## Data extract
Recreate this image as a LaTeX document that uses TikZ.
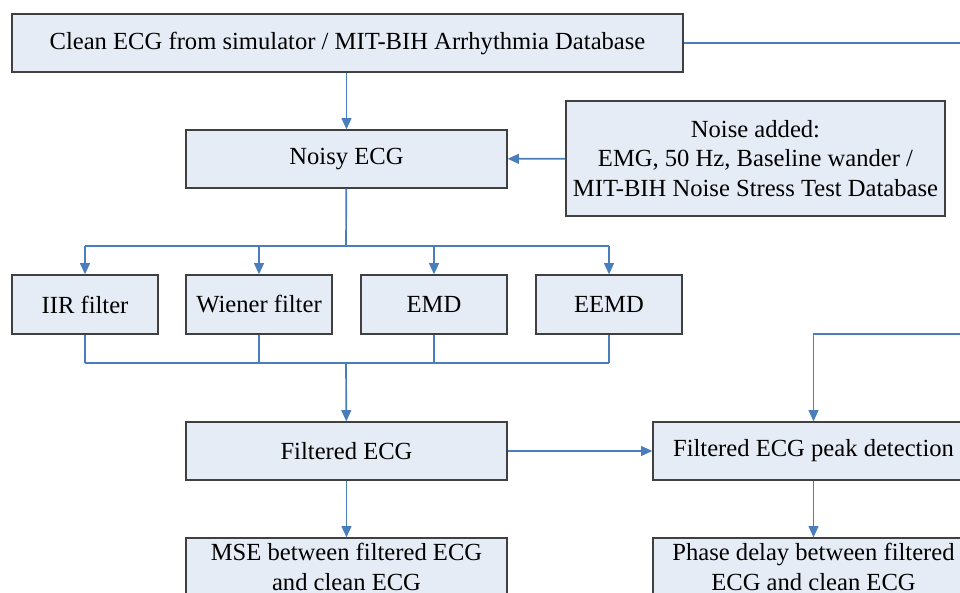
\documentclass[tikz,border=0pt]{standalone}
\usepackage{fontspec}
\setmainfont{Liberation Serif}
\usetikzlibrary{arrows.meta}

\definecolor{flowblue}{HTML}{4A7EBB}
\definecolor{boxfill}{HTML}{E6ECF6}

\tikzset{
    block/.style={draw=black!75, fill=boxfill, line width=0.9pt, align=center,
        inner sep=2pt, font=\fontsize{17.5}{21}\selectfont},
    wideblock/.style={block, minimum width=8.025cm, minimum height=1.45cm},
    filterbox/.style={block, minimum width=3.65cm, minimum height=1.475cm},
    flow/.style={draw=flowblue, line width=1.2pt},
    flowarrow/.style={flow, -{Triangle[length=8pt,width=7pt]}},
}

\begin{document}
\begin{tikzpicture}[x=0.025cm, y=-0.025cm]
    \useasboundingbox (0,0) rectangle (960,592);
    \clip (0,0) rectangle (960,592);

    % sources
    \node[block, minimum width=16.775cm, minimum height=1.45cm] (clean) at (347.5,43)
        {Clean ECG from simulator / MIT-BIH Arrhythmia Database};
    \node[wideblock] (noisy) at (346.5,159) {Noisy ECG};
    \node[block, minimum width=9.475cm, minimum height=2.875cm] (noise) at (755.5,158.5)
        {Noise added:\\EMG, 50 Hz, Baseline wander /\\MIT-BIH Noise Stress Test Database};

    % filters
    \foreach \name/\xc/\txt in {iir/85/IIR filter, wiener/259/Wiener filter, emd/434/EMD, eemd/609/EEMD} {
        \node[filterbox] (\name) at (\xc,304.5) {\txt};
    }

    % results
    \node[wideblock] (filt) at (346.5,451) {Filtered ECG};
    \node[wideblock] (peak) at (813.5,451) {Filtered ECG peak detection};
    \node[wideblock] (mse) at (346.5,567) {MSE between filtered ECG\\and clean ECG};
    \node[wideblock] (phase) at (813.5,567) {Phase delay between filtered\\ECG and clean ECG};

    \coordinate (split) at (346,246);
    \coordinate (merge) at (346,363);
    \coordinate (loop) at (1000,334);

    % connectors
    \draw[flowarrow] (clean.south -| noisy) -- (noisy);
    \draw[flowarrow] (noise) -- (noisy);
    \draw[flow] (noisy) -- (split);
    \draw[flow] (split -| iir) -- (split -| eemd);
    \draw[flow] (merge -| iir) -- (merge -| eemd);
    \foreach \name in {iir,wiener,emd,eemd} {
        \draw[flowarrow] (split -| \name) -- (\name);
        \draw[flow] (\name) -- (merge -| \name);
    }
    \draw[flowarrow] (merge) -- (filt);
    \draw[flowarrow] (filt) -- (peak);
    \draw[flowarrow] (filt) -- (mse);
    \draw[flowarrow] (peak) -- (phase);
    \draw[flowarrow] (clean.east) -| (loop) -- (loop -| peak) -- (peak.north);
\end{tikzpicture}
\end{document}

## What is required
Reproduce the listing word for word and omit its pictures.

## Written solution
Recreate this image as a LaTeX document that uses TikZ.
\documentclass[tikz,border=0pt]{standalone}
\usepackage{fontspec}
\setmainfont{Liberation Serif}
\usetikzlibrary{arrows.meta}

\definecolor{flowblue}{HTML}{4A7EBB}
\definecolor{boxfill}{HTML}{E6ECF6}

\tikzset{
    block/.style={draw=black!75, fill=boxfill, line width=0.9pt, align=center,
        inner sep=2pt, font=\fontsize{17.5}{21}\selectfont},
    wideblock/.style={block, minimum width=8.025cm, minimum height=1.45cm},
    filterbox/.style={block, minimum width=3.65cm, minimum height=1.475cm},
    flow/.style={draw=flowblue, line width=1.2pt},
    flowarrow/.style={flow, -{Triangle[length=8pt,width=7pt]}},
}

\begin{document}
\begin{tikzpicture}[x=0.025cm, y=-0.025cm]
    \useasboundingbox (0,0) rectangle (960,592);
    \clip (0,0) rectangle (960,592);

    % sources
    \node[block, minimum width=16.775cm, minimum height=1.45cm] (clean) at (347.5,43)
        {Clean ECG from simulator / MIT-BIH Arrhythmia Database};
    \node[wideblock] (noisy) at (346.5,159) {Noisy ECG};
    \node[block, minimum width=9.475cm, minimum height=2.875cm] (noise) at (755.5,158.5)
        {Noise added:\\EMG, 50 Hz, Baseline wander /\\MIT-BIH Noise Stress Test Database};

    % filters
    \foreach \name/\xc/\txt in {iir/85/IIR filter, wiener/259/Wiener filter, emd/434/EMD, eemd/609/EEMD} {
        \node[filterbox] (\name) at (\xc,304.5) {\txt};
    }

    % results
    \node[wideblock] (filt) at (346.5,451) {Filtered ECG};
    \node[wideblock] (peak) at (813.5,451) {Filtered ECG peak detection};
    \node[wideblock] (mse) at (346.5,567) {MSE between filtered ECG\\and clean ECG};
    \node[wideblock] (phase) at (813.5,567) {Phase delay between filtered\\ECG and clean ECG};

    \coordinate (split) at (346,246);
    \coordinate (merge) at (346,363);
    \coordinate (loop) at (1000,334);

    % connectors
    \draw[flowarrow] (clean.south -| noisy) -- (noisy);
    \draw[flowarrow] (noise) -- (noisy);
    \draw[flow] (noisy) -- (split);
    \draw[flow] (split -| iir) -- (split -| eemd);
    \draw[flow] (merge -| iir) -- (merge -| eemd);
    \foreach \name in {iir,wiener,emd,eemd} {
        \draw[flowarrow] (split -| \name) -- (\name);
        \draw[flow] (\name) -- (merge -| \name);
    }
    \draw[flowarrow] (merge) -- (filt);
    \draw[flowarrow] (filt) -- (peak);
    \draw[flowarrow] (filt) -- (mse);
    \draw[flowarrow] (peak) -- (phase);
    \draw[flowarrow] (clean.east) -| (loop) -- (loop -| peak) -- (peak.north);
\end{tikzpicture}
\end{document}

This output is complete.